I finally got a boer goat!He's a weather that was born in Dec. He has been disbudded,tagged,utd on shots,& wormed.He's was $75.I hope thats a good deal because I can't back out now.I will post pics when I pick him up.It was funny because my dad actually said yes to a goat and bought me a quad all in one night.What has happened to my dad :? ( I like this new one)


----------



## kelebek (Oct 5, 2007)

Congrats on the new goatie!!

I also just bought some boers this week - never had them before. They will be here next week. 

In this area unregistered stock are going for 75-150 per head. 

I personally paid 75 for a saanen/boar 4 year old and her yearling. mom is 50/50 daughter is 75/25 (boer being majority)

My buck I paid 70 for and he his 90/10 Boer/Spanish something. 

I bought all three though from friends - so that is why I got the deal that I did.

Good luck with your wether!!!!

Allison


----------



## goatnutty (Oct 9, 2007)

Thanks,Allison.These are my first boers but I've had everything ealse!


----------



## RunAround (Feb 17, 2008)

Congrats! :stars:


----------



## goatnutty (Oct 9, 2007)

Thanks,RunAround!I have decided to go get him on Saturday.


----------



## goathappy (Oct 5, 2007)

Congrats!! That's great!


----------



## StaceyRosado (Oct 5, 2007)

it is always nice when parents surprise us!

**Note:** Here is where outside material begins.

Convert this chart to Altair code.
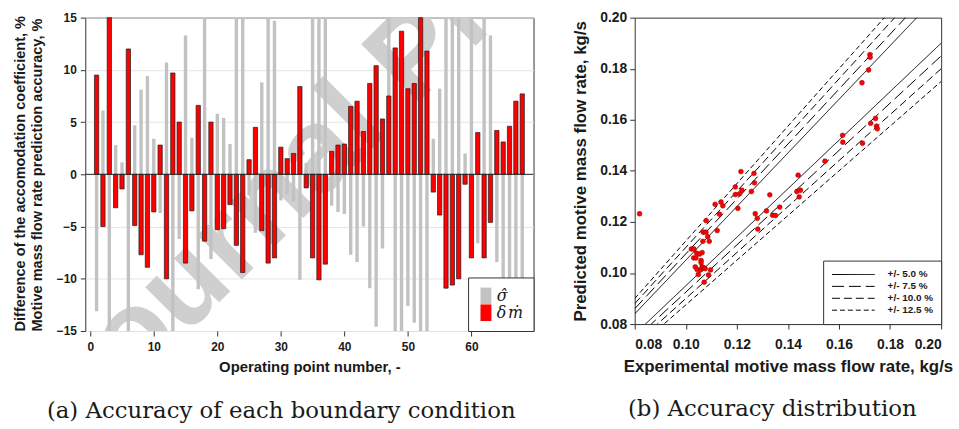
import altair as alt
import pandas as pd

# ---------------- data: panel (a) ----------------
points = list(range(1, 69))
delta_m = [9.5, -5.0, 15.0, -3.2, -1.4, 12.0, -4.9, -7.7, -8.9, -3.6,
           2.8, -10.0, 9.7, 5.0, -8.5, -3.5, 6.6, -6.4, 5.0, -5.3,
           -5.2, -2.9, -6.8, -9.4, 1.4, 4.5, -5.4, -8.5, -8.0, 2.6,
           1.5, 2.0, 8.4, -1.3, -8.0, -10.1, -8.6, 2.2, 2.8, 2.9,
           6.5, 7.0, 4.1, 8.7, 10.4, 5.3, 7.5, 12.1, 13.7, 8.2,
           8.7, 15.0, 11.8, -1.7, -3.9, -10.9, -10.6, -10.0, -0.95, -8.0,
           4.0, -8.0, -4.6, 4.2, 3.1, 4.6, 7.0, 7.7]
sigma = [-13.1, 6.1, -15.0, 2.8, 1.15, -15.0, 4.7, 8.1, 9.4, 3.4,
         -3.7, 10.7, -15.0, -6.2, 13.3, 3.5, -11.0, 15.0, -8.1, 5.8,
         5.4, 2.9, 15.0, 15.0, -2.0, -5.6, 8.8, 15.0, 14.7, -2.5,
         -1.9, -2.6, -10.1, 1.1, 15.0, 15.0, 15.0, -3.0, -3.6, -3.8,
         -7.7, -8.4, -5.0, -10.9, -14.6, -7.1, 15.0, -15.0, -15.0, -12.6,
         -14.2, -15.0, -15.0, 3.4, 8.2, 15.0, 15.0, 15.0, 2.0, 15.0,
         -6.6, 15.0, 13.3, -8.4, -12.5, -11.5, -13.0, -12.0]
x_ticks_a = [0, 10, 20, 30, 40, 50, 60]
y_ticks_a = [-15, -10, -5, 0, 5, 10, 15]
SIG = "\u03c3\u0302"
DM = "\u03b4\u200a\u1e41"

# ---------------- data: panel (b) ----------------
exp_flow = [0.0819, 0.1022, 0.1032, 0.1031, 0.1040, 0.1042, 0.1054, 0.1064, 0.1037, 0.1044,
            0.1049, 0.1058, 0.1060, 0.1060, 0.1064, 0.1071, 0.1076, 0.1072, 0.1067, 0.1068,
            0.1079, 0.1080, 0.1086, 0.1092, 0.1089, 0.1097, 0.1115, 0.1123, 0.1132, 0.1138,
            0.1145, 0.1194, 0.1194, 0.1204, 0.1210, 0.1216, 0.1220, 0.1257, 0.1267, 0.1269,
            0.1272, 0.1280, 0.1282, 0.1316, 0.1329, 0.1340, 0.1351, 0.1368, 0.1435, 0.1440,
            0.1444, 0.1449, 0.1545, 0.1614, 0.1615, 0.1690, 0.1692, 0.1716, 0.1721, 0.1722,
            0.1724, 0.1743, 0.1747, 0.1750]
pred_flow = [0.1232, 0.1094, 0.1094, 0.1059, 0.1059, 0.1078, 0.1074, 0.1080, 0.1024, 0.1014,
             0.0994, 0.1012, 0.1049, 0.1040, 0.1024, 0.1020, 0.1017, 0.0964, 0.1124, 0.1160,
             0.1160, 0.1205, 0.1142, 0.1124, 0.0992, 0.1012, 0.1269, 0.1166, 0.1230, 0.1278,
             0.1263, 0.1337, 0.1307, 0.1253, 0.1310, 0.1397, 0.1324, 0.1319, 0.1390, 0.1353,
             0.1232, 0.1214, 0.1172, 0.1243, 0.1306, 0.1226, 0.1225, 0.1258, 0.1319, 0.1383,
             0.1298, 0.1324, 0.1438, 0.1539, 0.1512, 0.1745, 0.1508, 0.1795, 0.1855, 0.1845,
             0.1586, 0.1605, 0.1575, 0.1565]
band_labels = ["+/- 5.0 %", "+/- 7.5 %", "+/- 10.0 %", "+/- 12.5 %"]
band_pct = [5.0, 7.5, 10.0, 12.5]
band_dash = [[1, 0], [12, 5], [8, 4], [5, 3]]
axis_lim_b = [0.08, 0.20]
ticks_b = [0.08, 0.10, 0.12, 0.14, 0.16, 0.18, 0.20]

FONT = "Liberation Sans"
SERIF = "DejaVu Serif"
TXT = "#1a1a1a"

# ---------------- panel (a) ----------------
bars = pd.DataFrame({
    "point": points * 2,
    "value": sigma + delta_m,
    "series": [SIG] * len(sigma) + [DM] * len(delta_m),
})

x_a = alt.X("point:Q", scale=alt.Scale(domain=[0, 69], nice=False, zero=False),
            axis=alt.Axis(values=x_ticks_a, title="Operating point number, -", grid=False,
                          labelFontSize=12, titleFontSize=15, tickSize=5, labelPadding=6,
                          titlePadding=7, domain=False))
y_a = alt.Y("value:Q", stack=None, scale=alt.Scale(domain=[-15, 15], nice=False),
            axis=alt.Axis(values=y_ticks_a, grid=True, gridColor="#e4e4e4",
                          title=["Difference of the accomodation coefficient, %",
                                 "Motive mass flow rate prediction accuracy, %"],
                          titleFontSize=14.7, titleLineHeight=17, titlePadding=12,
                          titleAnchor="start", labelFontSize=12, tickSize=5,
                          labelPadding=4, domain=False))
color_a = alt.Color("series:N",
                    scale=alt.Scale(domain=[SIG, DM], range=["#c2c2c2", "#ff0000"]),
                    legend=alt.Legend(title=None, orient="bottom-right", offset=0,
                                      fillColor="white", strokeColor="#333333",
                                      padding=10, symbolType="M-1,-1.55H1V1.55H-1Z",
                                      symbolSize=121, clipHeight=17, rowPadding=0,
                                      labelFont=SERIF, labelFontStyle="italic",
                                      labelFontWeight="normal", labelFontSize=16,
                                      labelOffset=3, symbolStrokeWidth=0,
                                      symbolOpacity=1))

base_a = alt.Chart(bars)
watermark = alt.Chart(pd.DataFrame({"t": ["Journal Pre-proof"]})).mark_text(
    font=FONT, fontSize=120, fontWeight="bold", angle=315, align="left",
    baseline="alphabetic", color="#cfcfcf", clip=True,
).encode(text="t:N", x=alt.value(1), y=alt.value(421))

gray = base_a.transform_filter(alt.datum.series == SIG).mark_bar(
    size=3.4, orient="vertical").encode(x=x_a, y=y_a, y2=alt.datum(0), color=color_a)
red = base_a.transform_filter(alt.datum.series == DM).mark_bar(
    size=4.3, orient="vertical", stroke="#1a1a1a", strokeWidth=0.7).encode(
    x=x_a, y=y_a, y2=alt.datum(0), color=color_a)
zero = alt.Chart(pd.DataFrame({"z": [0]})).mark_rule(color="#222222", strokeWidth=1).encode(y="z:Q")

panel_a = alt.layer(watermark, gray, red, zero).properties(
    width=452, height=316,
    title=alt.TitleParams("(a) Accuracy of each boundary condition", orient="bottom",
                          font=SERIF, fontSize=23, fontWeight="normal",
                          anchor="middle", frame="bounds", offset=26, dx=8, color=TXT),
)

# ---------------- panel (b) ----------------
pts = pd.DataFrame({"exp": exp_flow, "pred": pred_flow})
rows = []
for lab, p in zip(band_labels, band_pct):
    for side in (1, -1):
        for xv in axis_lim_b:
            rows.append({"band": lab, "side": side, "x": xv, "y": xv * (1 + side * p / 100.0)})
lines = pd.DataFrame(rows)

x_b = alt.X("x:Q", scale=alt.Scale(domain=axis_lim_b, nice=False, zero=False),
            axis=alt.Axis(values=ticks_b, format=".2f", grid=False,
                          title="Experimental motive mass flow rate, kg/s",
                          labelFontSize=14, titleFontSize=17, tickSize=5, labelPadding=9,
                          titlePadding=7, domain=False))
y_b = alt.Y("y:Q", scale=alt.Scale(domain=axis_lim_b, nice=False, zero=False),
            axis=alt.Axis(values=ticks_b, format=".2f", grid=False,
                          title="Predicted motive mass flow rate, kg/s",
                          labelFontSize=14, titleFontSize=17, tickSize=5, labelPadding=3,
                          titlePadding=10, domain=False))

line_layer = alt.Chart(lines).mark_line(color="black", strokeWidth=1, clip=True).encode(
    x=x_b, y=y_b, detail="side:N",
    strokeDash=alt.StrokeDash("band:N", scale=alt.Scale(domain=band_labels, range=band_dash),
                              legend=alt.Legend(title=None, orient="bottom-right", offset=0,
                                                fillColor="white", strokeColor="#333333",
                                                padding=8, symbolType="stroke",
                                                symbolSize=1850, clipHeight=12, rowPadding=0,
                                                labelFontSize=10, labelFontWeight="bold",
                                                labelOffset=12, symbolStrokeColor="black",
                                                symbolStrokeWidth=1)),
)
scatter = alt.Chart(pts).mark_circle(size=24, color="#ff0000", stroke="#8b0000",
                                     strokeWidth=0.5, opacity=1).encode(
    x=alt.X("exp:Q", scale=alt.Scale(domain=axis_lim_b, nice=False, zero=False)),
    y=alt.Y("pred:Q", scale=alt.Scale(domain=axis_lim_b, nice=False, zero=False)),
)

panel_b = alt.layer(line_layer, scatter).properties(
    width=309, height=309,
    title=alt.TitleParams("(b) Accuracy distribution", orient="bottom",
                          font=SERIF, fontSize=23, fontWeight="normal",
                          anchor="middle", frame="bounds", offset=24, dx=10, color=TXT),
)

chart = alt.hconcat(panel_a, panel_b, spacing=37).resolve_legend(
    color="independent", strokeDash="independent"
).resolve_scale(color="independent", strokeDash="independent").properties(
    padding={"left": 12, "top": 8, "right": 5, "bottom": 0},
    background="white",
).configure_view(stroke="#333333", strokeWidth=1).configure_axis(
    labelFont=FONT, titleFont=FONT, labelFontWeight="bold", titleFontWeight="bold",
    labelColor=TXT, titleColor=TXT, tickColor="#333333",
).configure_legend(labelFont=FONT, labelColor=TXT)

chart.save("out.html", embed_options={"renderer": "svg", "actions": False})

any special plans for the new guy?


----------



## goatnutty (Oct 9, 2007)

Thanks everyone.Stacy,my plans for him are to use him as a weather in 4-H and auction him off.I know I'll get attached but it's part of the boer buisness I guess.Usually you get them back and in that case I don't know what I'll do with him.  I"m getting butterflies of excitement as I just can't wait.I'm counting down the hours.LOL
I hope my dad doesn't make me wait to get him because we got in an argument last night. ray:


----------



## Shelly (Oct 5, 2007)

Glad you found one. Now we just need picture after you get him. Shelly


----------



## goatnutty (Oct 9, 2007)

Thanks,Shelly!I will get pics tommorow.I get him at 11:30 in the morning and I can't wait so they should be on here tommorow night.No guarentees though.I'm in love


----------



## FarmGirl18 (Oct 5, 2007)

Glad you found one Sara! Yep you gotta make sure and get pictures!


----------



## goatnutty (Oct 9, 2007)

Thanks,Betheny.I will get pics.11 hours till I get him.


----------



## goatnutty (Oct 9, 2007)

2 houres left. :leap:


----------